I hope there would be an option for setting columns which failed the data type guessing to strings.

QuickGO-annotations-1602846856552-20201016.txt

pgovind commented 4 years ago

Thanks for uploading the data set. I just looked at it! DataFrame.LoadCsv tries to guess the column type by inspecting the data in the first few rows. It defaults to a StringDataFrameColumn when we can't guess it's type. The ANNOTATION EXTENSION column has many empty rows here, so I'm guessing it became a StringDataFrameColumn. A couple questions for you:

  1. Is StringDataFrameColumn wrong for the Annotation Extension column? What did you expect instead? The LoadCsv method also takes an optional dataTypes parameter to specify the type of the column if you know it upfront.
  2. What's worse is that visual studio only gave me blank build errors: I don't understand this fully! Can you paste the build errors here?
liugaocn commented 4 years ago

There was no build error message at all in visual studio. It just won't debug or run, and also no red highlights for errors. But I was able to run the program with Rider, and Rider gave me some error messages such as "access to path denied" or "there was an error with ... ", something like so.

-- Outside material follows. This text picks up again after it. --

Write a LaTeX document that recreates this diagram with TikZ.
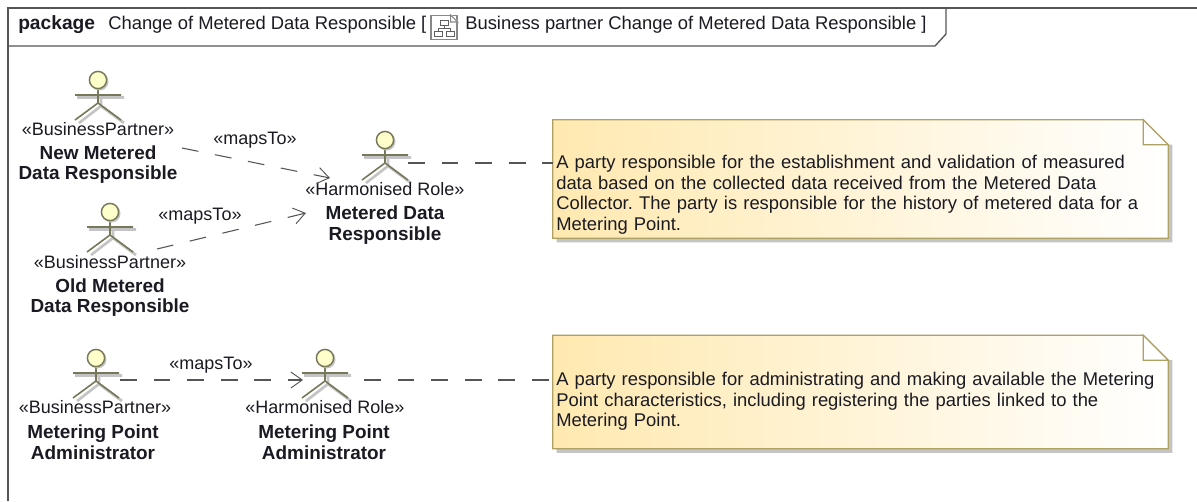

Maybe there is a problem with my settings. I didn't know how to describe it so I used "blank", sorry for the confusion. I just used LoadCsv(). It is inconvenient to specify all the datatypes of every column, especially when there are so many of them, for example, 100 columns. So, I guess it would be nice if they all can be set to strings by default, especially when they failed to identify their datatypes. Most of the time, datatype really doesn't matter to me, but this may cause other problems.

pgovind commented 4 years ago

error messages such as "access to path denied" or "there was an error with ... "

I'm wondering if access to your file was restricted for some reason. When I tested it locally, I was able to see where the exception was being thrown. In any case, I opened #2982 to fix this bug!

pgovind commented 4 years ago

This is fixed now with #2982